Tudo começou em Lisboa, no mês de maio de 2019, pois fora ao largo da costa portuguesa que naufragara uns tempos antes, na primeira tentativa de iniciar sem mácula a ‘grande aventura’, que quase lhe custou a vida, não fosse ser salvo por um navio cargueiro de passagem próxima, em altura de forte tempestade, que levou a sua embarcação anterior ao fundo. Depois seguiu-se Canárias, Caraíbas e o Canal do Panamá, que cruzou… por terra, pois o “Baluchon” (um ‘Optimist’ de vela oceânica, como lhe chamava um periódico francês) não tem dimensão para ter piloto a bordo e nem rebocador por companhia!
No lado de lá das Américas rumou às Marquesas (em 44 dias), à Polinésia Francesa, incluindo Tahiti e Tuamotu, e ainda à Nova-Caledónia, onde teve de parar meio ano, pois era imperioso deixar passar a época das tempestades do hemisfério Sul e deixar também acalmar essa ‘peste’ da COVID-19, que fechou portos e marinas em lugares onde era suposto ter feito escala e que tiveram de ser esquecidos. Como ficou sem efeito a viagem pré-programada de uma ‘costa-a-costa’ na Austrália, com o veleiro no tejadilho de um carro velho que pensava comprar, não fosse a pandemia trocar-lhe, igualmente, as voltas. Disto resultou uma travessia direta – 7000 milhas marítimas – da Nova-Caledónia até à ilha de Reunião.
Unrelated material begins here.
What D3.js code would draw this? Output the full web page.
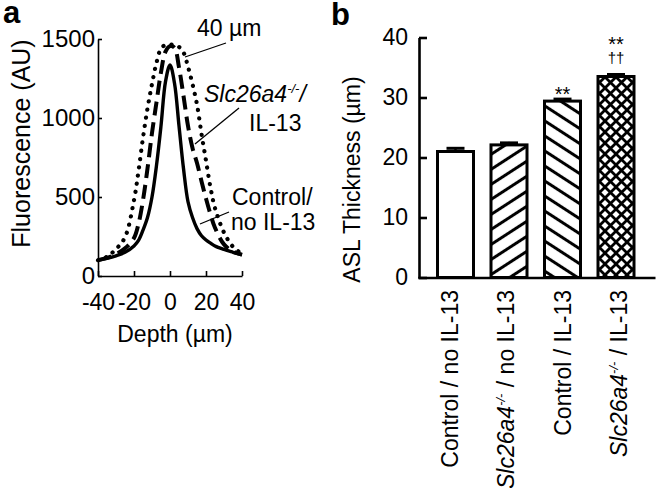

Assombroso, e em 77 dias! Depois foi a vez da África do Sul, ainda para lá do Cabo da Boa Esperança, pois, na vinda para Ocidente, a Cidade do Cabo já é, de novo, de ‘sabor’ Atlântico. Daí foi um passo até à ilha (britânica) de Santa Helena, a anteceder a travessia com destino a terras de Vera-Cruz. No Brasil a escala fez-se no Estado de Paraíba, de onde largou a 26 de abril passado, rumo à Horta.
Depois de cerca de 10 dias de descanso e aprovisionamento nas ilhas dos Açores será tempo de voltar ao mar. Próxima paragem: casa, em Saint-Brieuc. Até à próxima aventura… e, talvez, até nova proeza! O aventureiro solitário bretão Yann Quenet e sua – verdadeira – ‘casca de noz’ levam nesta jornada de três anos longas passagens dos três principais “mares-oceanos”, como já se disse: Atlântico, Pacífico e Índico, este último o mais complicado, pelo que referiu à Portos dos Açores, S.A..
Este velejador de 51 anos, natural de Nantes – ex-esquiador em desportos de Inverno e com menção nos registos da FIS (Federação Internacional de Ski) –, está de passagem na Marina da Horta pela quarta vez, tendo ali feito escala, numa primeira ocasião, em 2006. Na oportunidade, em embarcação maior e com companhia na navegação, como faz questão de frisar, para lembrar que agora a viagem é mais ‘radical’! Mesmo assim, as dimensões do “Baluchon” não o atormentam nem amedrontam, não sendo em vão que nos disse, por duas vezes, em pleno pontão da marina faialense, num misto de conformação e satisfação: “Small boat, small problems”!